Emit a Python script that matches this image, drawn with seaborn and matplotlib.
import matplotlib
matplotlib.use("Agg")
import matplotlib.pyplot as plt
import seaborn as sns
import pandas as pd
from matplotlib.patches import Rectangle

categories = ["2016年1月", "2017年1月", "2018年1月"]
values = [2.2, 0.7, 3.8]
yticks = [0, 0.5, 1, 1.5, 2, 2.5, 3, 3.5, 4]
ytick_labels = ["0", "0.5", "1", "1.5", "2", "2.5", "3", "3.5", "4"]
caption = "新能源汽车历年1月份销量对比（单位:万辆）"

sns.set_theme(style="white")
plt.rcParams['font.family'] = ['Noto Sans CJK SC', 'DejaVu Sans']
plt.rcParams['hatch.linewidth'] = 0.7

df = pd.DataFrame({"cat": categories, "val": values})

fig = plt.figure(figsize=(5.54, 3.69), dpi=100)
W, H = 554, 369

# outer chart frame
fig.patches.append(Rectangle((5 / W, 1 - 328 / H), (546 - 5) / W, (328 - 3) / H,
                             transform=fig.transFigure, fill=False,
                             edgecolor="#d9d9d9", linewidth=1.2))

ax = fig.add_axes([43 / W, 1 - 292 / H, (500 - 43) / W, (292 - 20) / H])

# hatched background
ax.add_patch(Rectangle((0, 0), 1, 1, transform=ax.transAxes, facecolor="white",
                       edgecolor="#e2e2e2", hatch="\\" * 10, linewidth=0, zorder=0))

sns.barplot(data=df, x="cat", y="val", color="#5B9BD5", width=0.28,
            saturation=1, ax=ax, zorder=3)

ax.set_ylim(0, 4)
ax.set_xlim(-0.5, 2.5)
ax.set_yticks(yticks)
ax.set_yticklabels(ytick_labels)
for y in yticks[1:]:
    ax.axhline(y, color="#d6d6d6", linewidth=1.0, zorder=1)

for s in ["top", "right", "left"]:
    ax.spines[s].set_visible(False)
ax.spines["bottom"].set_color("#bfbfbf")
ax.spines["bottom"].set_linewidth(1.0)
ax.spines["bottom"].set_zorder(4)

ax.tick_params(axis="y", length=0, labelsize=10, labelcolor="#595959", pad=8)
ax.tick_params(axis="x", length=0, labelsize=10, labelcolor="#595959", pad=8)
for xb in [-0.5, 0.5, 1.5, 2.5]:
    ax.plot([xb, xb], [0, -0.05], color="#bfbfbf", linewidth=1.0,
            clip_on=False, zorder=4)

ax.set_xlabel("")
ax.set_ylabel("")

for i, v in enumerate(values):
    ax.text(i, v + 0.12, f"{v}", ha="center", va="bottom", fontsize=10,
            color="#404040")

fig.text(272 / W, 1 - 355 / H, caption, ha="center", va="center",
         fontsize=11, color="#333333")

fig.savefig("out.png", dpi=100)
* * *
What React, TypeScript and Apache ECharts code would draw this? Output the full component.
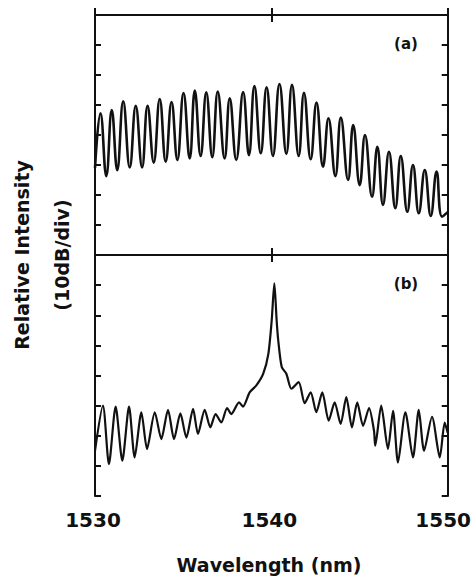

## PROBLEM DETAILS
Write out only the lines that run from the line containing "Emit a Python" through the line containing "10, linewidth=0, zorder=0))", both included, exactly as they appear above.

## WRITTEN ANSWER
Emit a Python script that matches this image, drawn with seaborn and matplotlib.
import matplotlib
matplotlib.use("Agg")
import matplotlib.pyplot as plt
import seaborn as sns
import pandas as pd
from matplotlib.patches import Rectangle

categories = ["2016年1月", "2017年1月", "2018年1月"]
values = [2.2, 0.7, 3.8]
yticks = [0, 0.5, 1, 1.5, 2, 2.5, 3, 3.5, 4]
ytick_labels = ["0", "0.5", "1", "1.5", "2", "2.5", "3", "3.5", "4"]
caption = "新能源汽车历年1月份销量对比（单位:万辆）"

sns.set_theme(style="white")
plt.rcParams['font.family'] = ['Noto Sans CJK SC', 'DejaVu Sans']
plt.rcParams['hatch.linewidth'] = 0.7

df = pd.DataFrame({"cat": categories, "val": values})

fig = plt.figure(figsize=(5.54, 3.69), dpi=100)
W, H = 554, 369

# outer chart frame
fig.patches.append(Rectangle((5 / W, 1 - 328 / H), (546 - 5) / W, (328 - 3) / H,
                             transform=fig.transFigure, fill=False,
                             edgecolor="#d9d9d9", linewidth=1.2))

ax = fig.add_axes([43 / W, 1 - 292 / H, (500 - 43) / W, (292 - 20) / H])

# hatched background
ax.add_patch(Rectangle((0, 0), 1, 1, transform=ax.transAxes, facecolor="white",
                       edgecolor="#e2e2e2", hatch="\\" * 10, linewidth=0, zorder=0))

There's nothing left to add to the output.